Avec All the Beauty and the Bloodshed, Laura Poitras transcende son art pour livrer un travail monumental et dévastateur, d'une intelligence rare et d'une puissance émotionnelle encore plus grande. Ce film, profondément captivant, marque une nouvelle étape dans la carrière déjà impressionnante de la réalisatrice.
Dès son arrivée sur le circuit des festivals, ce documentaire s’est distingué non seulement comme un portrait politique mais aussi comme un acte de revendication personnelle sans égal. Centré sur la photographe et activiste Nan Goldin, le film ne se contente pas de raconter l’histoire d’une grande artiste, mais en fait une œuvre essentielle, un témoignage puissant sur la lutte contre la crise des opioïdes qui a failli la détruire.
Poitras crée un récit complexe et immédiat, fusionnant l’histoire personnelle de Goldin avec sa trajectoire d'artiste et d’activiste. La réalisation est exceptionnelle, mariant la dimension intime du portrait à un engagement social palpable, tout en capturant la réalité des luttes contre les puissants monolithes capitalistes qui cherchent à écraser les voix dissidentes.
Le documentaire se distingue par sa capacité à combiner avec grâce des éléments narratifs divergents, offrant à la fois une plongée dans le passé de Goldin et un aperçu de ses combats actuels contre les Sackler, responsables de la crise des opioïdes. L’œuvre de Goldin, montrée en parallèle avec ses actions militantes, prend une nouvelle résonance qui transcende la simple esthétique pour devenir un acte de résistance.
All the Beauty and the Bloodshed est plus qu’un simple regard sur la carrière de Goldin ; c’est une célébration incandescente de la vie et une condamnation féroce de ceux qui menacent de l’éteindre. C’est un film où l’art et l’activisme ne font qu’un, où chaque image, chaque geste devient une prise de position politique. Poitras offre un portrait aussi profond que nécessaire, tout en évitant de sombrer dans le piège de l’imitation du style de Goldin, préférant capturer l’essence de son travail avec une élégance rare.

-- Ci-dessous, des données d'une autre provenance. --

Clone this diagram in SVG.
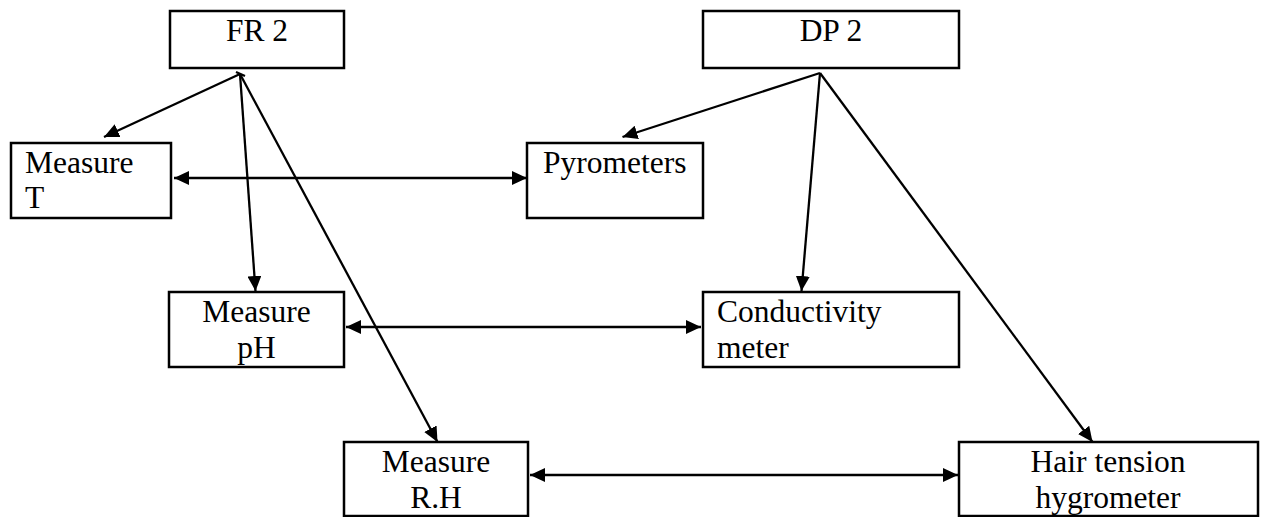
<svg xmlns="http://www.w3.org/2000/svg" width="1262" height="517" viewBox="0 0 1262 517">
  <style>
    .box { fill: #fff; stroke: #000; stroke-width: 2.5; }
    .lbl { font-family: "Liberation Serif", "Times New Roman", serif; font-size: 31.5px; fill: #000; }
    .mid { text-anchor: middle; }
    .edge { stroke: #000; stroke-width: 2.3; fill: none; }
  </style>
  <defs>
    <marker id="head" viewBox="0 0 15 14" refX="15" refY="7" markerWidth="15" markerHeight="14" markerUnits="userSpaceOnUse" orient="auto-start-reverse">
      <path d="M0,0 L15,7 L0,14 Z" fill="#000"/>
    </marker>
  </defs>
  <rect width="1262" height="517" fill="#fff"/>

  <g id="fr2">
    <rect class="box" x="170" y="11" width="174" height="57"/>
    <text class="lbl mid" x="257" y="41">FR 2</text>
  </g>
  <g id="dp2">
    <rect class="box" x="703" y="11" width="256" height="57"/>
    <text class="lbl mid" x="831" y="41">DP 2</text>
  </g>
  <g id="measure-t">
    <rect class="box" x="11" y="143" width="160" height="75"/>
    <text class="lbl" x="25" y="173">Measure</text>
    <text class="lbl" x="25" y="208">T</text>
  </g>
  <g id="pyrometers">
    <rect class="box" x="527" y="143" width="176" height="75"/>
    <text class="lbl" x="543" y="173">Pyrometers</text>
  </g>
  <g id="measure-ph">
    <rect class="box" x="169" y="292" width="175" height="75"/>
    <text class="lbl mid" x="256.5" y="321.5">Measure</text>
    <text class="lbl mid" x="256.5" y="358">pH</text>
  </g>
  <g id="conductivity">
    <rect class="box" x="703" y="292" width="256" height="75"/>
    <text class="lbl" x="717" y="321.5">Conductivity</text>
    <text class="lbl" x="717" y="358">meter</text>
  </g>
  <g id="measure-rh">
    <rect class="box" x="344" y="442" width="184" height="74"/>
    <text class="lbl mid" x="436" y="471.5">Measure</text>
    <text class="lbl mid" x="436" y="508">R.H</text>
  </g>
  <g id="hygrometer">
    <rect class="box" x="959" y="442" width="299" height="74"/>
    <text class="lbl mid" x="1108" y="471.5">Hair tension</text>
    <text class="lbl mid" x="1108" y="508">hygrometer</text>
  </g>

  <g id="connectors">
    <!-- FR 2 decomposition -->
    <line class="edge" x1="240" y1="74" x2="104" y2="137" marker-end="url(#head)"/>
    <line class="edge" x1="240" y1="74" x2="255.5" y2="291" marker-end="url(#head)"/>
    <line class="edge" x1="240" y1="74" x2="437.5" y2="442" marker-end="url(#head)"/>
    <line class="edge" x1="236" y1="72" x2="245" y2="76"/>
    <!-- DP 2 decomposition -->
    <line class="edge" x1="820" y1="73" x2="622.5" y2="137" marker-end="url(#head)"/>
    <line class="edge" x1="820" y1="73" x2="801.5" y2="291" marker-end="url(#head)"/>
    <line class="edge" x1="820" y1="73" x2="1092.5" y2="442" marker-end="url(#head)"/>
    <!-- FR to DP mapping -->
    <line class="edge" x1="174" y1="178" x2="527" y2="178" marker-start="url(#head)" marker-end="url(#head)"/>
    <line class="edge" x1="346" y1="327" x2="701" y2="327" marker-start="url(#head)" marker-end="url(#head)"/>
    <line class="edge" x1="530" y1="475" x2="958" y2="475" marker-start="url(#head)" marker-end="url(#head)"/>
  </g>
</svg>
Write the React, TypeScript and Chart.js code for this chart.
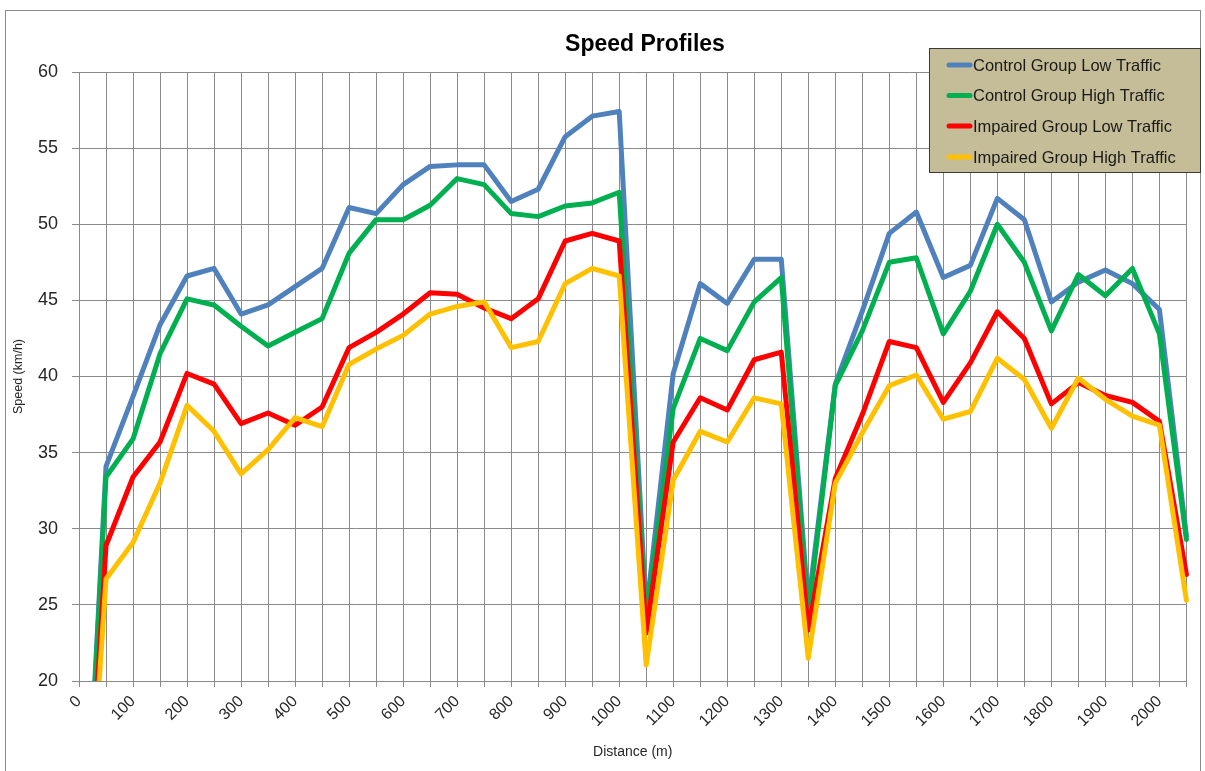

Le film, bien que structuré de manière fragmentaire, trouve une cohérence grâce à la vision incisive de Poitras. Elle jongle habilement avec les différentes périodes de la vie de Goldin, réussissant à tisser un portrait complet de l’artiste sans jamais perdre le fil de son propos. Ce film n’est pas seulement un documentaire, c’est une déclaration — un cri de ralliement pour ceux qui luttent aux marges de la société.
All the Beauty and the Bloodshed s’impose comme l’un des films les plus percutants de l’année, un hommage saisissant à la force de l’art et à la résilience face à l’adversité. C’est une œuvre de compassion, de colère, et surtout, une célébration de ceux qui refusent de se taire face à l’injustice.